Instruction: Print each line exactly as it is given.

Information provided:
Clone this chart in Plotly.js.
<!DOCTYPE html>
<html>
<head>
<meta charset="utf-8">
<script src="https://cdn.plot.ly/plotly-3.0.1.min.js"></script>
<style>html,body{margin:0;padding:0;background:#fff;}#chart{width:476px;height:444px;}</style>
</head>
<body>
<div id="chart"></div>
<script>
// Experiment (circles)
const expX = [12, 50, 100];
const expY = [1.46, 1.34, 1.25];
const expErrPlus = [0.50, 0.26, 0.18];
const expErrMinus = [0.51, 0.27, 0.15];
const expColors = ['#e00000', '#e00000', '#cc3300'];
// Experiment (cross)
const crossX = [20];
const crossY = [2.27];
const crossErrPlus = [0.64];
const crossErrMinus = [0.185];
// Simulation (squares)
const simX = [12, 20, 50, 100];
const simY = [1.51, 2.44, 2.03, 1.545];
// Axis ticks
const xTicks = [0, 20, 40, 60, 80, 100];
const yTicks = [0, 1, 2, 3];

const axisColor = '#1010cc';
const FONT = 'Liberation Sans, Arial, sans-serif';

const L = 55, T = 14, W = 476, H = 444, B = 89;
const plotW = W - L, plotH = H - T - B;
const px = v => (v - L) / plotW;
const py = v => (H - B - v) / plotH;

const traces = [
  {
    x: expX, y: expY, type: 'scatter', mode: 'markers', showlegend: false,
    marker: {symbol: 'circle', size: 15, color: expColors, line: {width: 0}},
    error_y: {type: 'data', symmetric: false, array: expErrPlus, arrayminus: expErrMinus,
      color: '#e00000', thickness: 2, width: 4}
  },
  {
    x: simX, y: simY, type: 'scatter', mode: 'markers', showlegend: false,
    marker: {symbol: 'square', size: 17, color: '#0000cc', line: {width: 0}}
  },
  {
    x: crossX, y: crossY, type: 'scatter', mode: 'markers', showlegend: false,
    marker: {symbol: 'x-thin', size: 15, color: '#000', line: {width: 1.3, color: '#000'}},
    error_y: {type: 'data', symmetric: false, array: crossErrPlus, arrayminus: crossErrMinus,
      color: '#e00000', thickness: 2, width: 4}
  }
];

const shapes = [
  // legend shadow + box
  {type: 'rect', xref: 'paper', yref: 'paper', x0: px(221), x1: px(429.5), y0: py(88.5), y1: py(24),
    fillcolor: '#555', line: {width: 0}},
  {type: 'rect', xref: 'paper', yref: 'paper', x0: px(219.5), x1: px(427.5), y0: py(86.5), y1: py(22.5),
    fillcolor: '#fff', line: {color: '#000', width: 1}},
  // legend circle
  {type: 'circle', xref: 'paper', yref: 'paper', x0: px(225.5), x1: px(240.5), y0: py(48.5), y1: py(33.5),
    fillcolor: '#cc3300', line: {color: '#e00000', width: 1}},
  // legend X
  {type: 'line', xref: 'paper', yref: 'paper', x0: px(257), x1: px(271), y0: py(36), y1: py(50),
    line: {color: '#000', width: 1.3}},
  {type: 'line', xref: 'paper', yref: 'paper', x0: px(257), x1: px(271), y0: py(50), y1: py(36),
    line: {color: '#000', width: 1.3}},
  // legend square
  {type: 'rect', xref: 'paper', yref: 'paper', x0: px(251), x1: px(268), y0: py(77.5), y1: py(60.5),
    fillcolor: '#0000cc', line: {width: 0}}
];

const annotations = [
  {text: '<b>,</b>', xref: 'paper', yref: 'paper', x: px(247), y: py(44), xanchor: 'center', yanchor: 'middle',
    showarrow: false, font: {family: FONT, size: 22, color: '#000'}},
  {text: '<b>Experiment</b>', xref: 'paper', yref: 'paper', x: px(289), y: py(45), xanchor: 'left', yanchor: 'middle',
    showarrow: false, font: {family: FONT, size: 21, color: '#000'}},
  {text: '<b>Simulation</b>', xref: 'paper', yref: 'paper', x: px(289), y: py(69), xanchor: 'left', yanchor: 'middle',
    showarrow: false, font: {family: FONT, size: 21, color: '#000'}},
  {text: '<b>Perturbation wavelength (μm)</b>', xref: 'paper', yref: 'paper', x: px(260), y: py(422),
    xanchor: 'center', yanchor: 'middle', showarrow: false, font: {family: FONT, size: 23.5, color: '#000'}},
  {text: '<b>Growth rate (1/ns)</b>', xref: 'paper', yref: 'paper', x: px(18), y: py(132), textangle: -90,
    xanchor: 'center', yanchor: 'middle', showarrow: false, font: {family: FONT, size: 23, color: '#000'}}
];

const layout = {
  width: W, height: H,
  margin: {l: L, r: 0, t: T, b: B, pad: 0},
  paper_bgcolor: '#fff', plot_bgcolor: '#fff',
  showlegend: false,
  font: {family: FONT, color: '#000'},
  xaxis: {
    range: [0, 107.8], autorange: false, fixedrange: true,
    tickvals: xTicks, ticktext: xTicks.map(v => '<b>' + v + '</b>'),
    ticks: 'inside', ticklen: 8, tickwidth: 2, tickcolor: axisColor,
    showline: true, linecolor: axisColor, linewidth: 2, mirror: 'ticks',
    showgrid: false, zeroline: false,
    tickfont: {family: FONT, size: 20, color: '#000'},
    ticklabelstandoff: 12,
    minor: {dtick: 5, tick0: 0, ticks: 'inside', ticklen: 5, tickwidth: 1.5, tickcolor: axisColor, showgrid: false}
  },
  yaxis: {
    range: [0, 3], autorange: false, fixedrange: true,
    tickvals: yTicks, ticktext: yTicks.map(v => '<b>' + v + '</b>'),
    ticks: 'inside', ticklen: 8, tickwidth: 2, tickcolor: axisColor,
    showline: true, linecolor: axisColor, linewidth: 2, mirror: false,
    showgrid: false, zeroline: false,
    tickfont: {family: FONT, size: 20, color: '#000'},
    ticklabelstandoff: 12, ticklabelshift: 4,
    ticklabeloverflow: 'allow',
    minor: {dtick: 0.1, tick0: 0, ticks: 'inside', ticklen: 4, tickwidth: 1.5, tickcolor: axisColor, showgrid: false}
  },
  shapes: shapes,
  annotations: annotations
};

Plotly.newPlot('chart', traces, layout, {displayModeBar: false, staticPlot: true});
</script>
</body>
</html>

Exercise result:
Clone this chart in Plotly.js.
<!DOCTYPE html>
<html>
<head>
<meta charset="utf-8">
<script src="https://cdn.plot.ly/plotly-3.0.1.min.js"></script>
<style>html,body{margin:0;padding:0;background:#fff;}#chart{width:476px;height:444px;}</style>
</head>
<body>
<div id="chart"></div>
<script>
// Experiment (circles)
const expX = [12, 50, 100];
const expY = [1.46, 1.34, 1.25];
const expErrPlus = [0.50, 0.26, 0.18];
const expErrMinus = [0.51, 0.27, 0.15];
const expColors = ['#e00000', '#e00000', '#cc3300'];
// Experiment (cross)
const crossX = [20];
const crossY = [2.27];
const crossErrPlus = [0.64];
const crossErrMinus = [0.185];
// Simulation (squares)
const simX = [12, 20, 50, 100];
const simY = [1.51, 2.44, 2.03, 1.545];
// Axis ticks
const xTicks = [0, 20, 40, 60, 80, 100];
const yTicks = [0, 1, 2, 3];

const axisColor = '#1010cc';
const FONT = 'Liberation Sans, Arial, sans-serif';

const L = 55, T = 14, W = 476, H = 444, B = 89;
const plotW = W - L, plotH = H - T - B;
const px = v => (v - L) / plotW;
const py = v => (H - B - v) / plotH;

const traces = [
  {
    x: expX, y: expY, type: 'scatter', mode: 'markers', showlegend: false,
    marker: {symbol: 'circle', size: 15, color: expColors, line: {width: 0}},
    error_y: {type: 'data', symmetric: false, array: expErrPlus, arrayminus: expErrMinus,
      color: '#e00000', thickness: 2, width: 4}
  },
  {
    x: simX, y: simY, type: 'scatter', mode: 'markers', showlegend: false,
    marker: {symbol: 'square', size: 17, color: '#0000cc', line: {width: 0}}
  },
  {
    x: crossX, y: crossY, type: 'scatter', mode: 'markers', showlegend: false,
    marker: {symbol: 'x-thin', size: 15, color: '#000', line: {width: 1.3, color: '#000'}},
    error_y: {type: 'data', symmetric: false, array: crossErrPlus, arrayminus: crossErrMinus,
      color: '#e00000', thickness: 2, width: 4}
  }
];

const shapes = [
  // legend shadow + box
  {type: 'rect', xref: 'paper', yref: 'paper', x0: px(221), x1: px(429.5), y0: py(88.5), y1: py(24),
    fillcolor: '#555', line: {width: 0}},
  {type: 'rect', xref: 'paper', yref: 'paper', x0: px(219.5), x1: px(427.5), y0: py(86.5), y1: py(22.5),
    fillcolor: '#fff', line: {color: '#000', width: 1}},
  // legend circle
  {type: 'circle', xref: 'paper', yref: 'paper', x0: px(225.5), x1: px(240.5), y0: py(48.5), y1: py(33.5),
    fillcolor: '#cc3300', line: {color: '#e00000', width: 1}},
  // legend X
  {type: 'line', xref: 'paper', yref: 'paper', x0: px(257), x1: px(271), y0: py(36), y1: py(50),
    line: {color: '#000', width: 1.3}},
  {type: 'line', xref: 'paper', yref: 'paper', x0: px(257), x1: px(271), y0: py(50), y1: py(36),
    line: {color: '#000', width: 1.3}},
  // legend square
  {type: 'rect', xref: 'paper', yref: 'paper', x0: px(251), x1: px(268), y0: py(77.5), y1: py(60.5),
    fillcolor: '#0000cc', line: {width: 0}}
];

const annotations = [
  {text: '<b>,</b>', xref: 'paper', yref: 'paper', x: px(247), y: py(44), xanchor: 'center', yanchor: 'middle',
    showarrow: false, font: {family: FONT, size: 22, color: '#000'}},
  {text: '<b>Experiment</b>', xref: 'paper', yref: 'paper', x: px(289), y: py(45), xanchor: 'left', yanchor: 'middle',
    showarrow: false, font: {family: FONT, size: 21, color: '#000'}},
  {text: '<b>Simulation</b>', xref: 'paper', yref: 'paper', x: px(289), y: py(69), xanchor: 'left', yanchor: 'middle',
    showarrow: false, font: {family: FONT, size: 21, color: '#000'}},
  {text: '<b>Perturbation wavelength (μm)</b>', xref: 'paper', yref: 'paper', x: px(260), y: py(422),
    xanchor: 'center', yanchor: 'middle', showarrow: false, font: {family: FONT, size: 23.5, color: '#000'}},
  {text: '<b>Growth rate (1/ns)</b>', xref: 'paper', yref: 'paper', x: px(18), y: py(132), textangle: -90,
    xanchor: 'center', yanchor: 'middle', showarrow: false, font: {family: FONT, size: 23, color: '#000'}}
];

const layout = {
  width: W, height: H,
  margin: {l: L, r: 0, t: T, b: B, pad: 0},
  paper_bgcolor: '#fff', plot_bgcolor: '#fff',
  showlegend: false,
  font: {family: FONT, color: '#000'},
  xaxis: {
    range: [0, 107.8], autorange: false, fixedrange: true,
    tickvals: xTicks, ticktext: xTicks.map(v => '<b>' + v + '</b>'),
    ticks: 'inside', ticklen: 8, tickwidth: 2, tickcolor: axisColor,
    showline: true, linecolor: axisColor, linewidth: 2, mirror: 'ticks',
    showgrid: false, zeroline: false,
    tickfont: {family: FONT, size: 20, color: '#000'},
    ticklabelstandoff: 12,
    minor: {dtick: 5, tick0: 0, ticks: 'inside', ticklen: 5, tickwidth: 1.5, tickcolor: axisColor, showgrid: false}
  },
  yaxis: {
    range: [0, 3], autorange: false, fixedrange: true,
    tickvals: yTicks, ticktext: yTicks.map(v => '<b>' + v + '</b>'),
    ticks: 'inside', ticklen: 8, tickwidth: 2, tickcolor: axisColor,
    showline: true, linecolor: axisColor, linewidth: 2, mirror: false,
    showgrid: false, zeroline: false,
    tickfont: {family: FONT, size: 20, color: '#000'},
    ticklabelstandoff: 12, ticklabelshift: 4,
    ticklabeloverflow: 'allow',
    minor: {dtick: 0.1, tick0: 0, ticks: 'inside', ticklen: 4, tickwidth: 1.5, tickcolor: axisColor, showgrid: false}
  },
  shapes: shapes,
  annotations: annotations
};

Plotly.newPlot('chart', traces, layout, {displayModeBar: false, staticPlot: true});
</script>
</body>
</html>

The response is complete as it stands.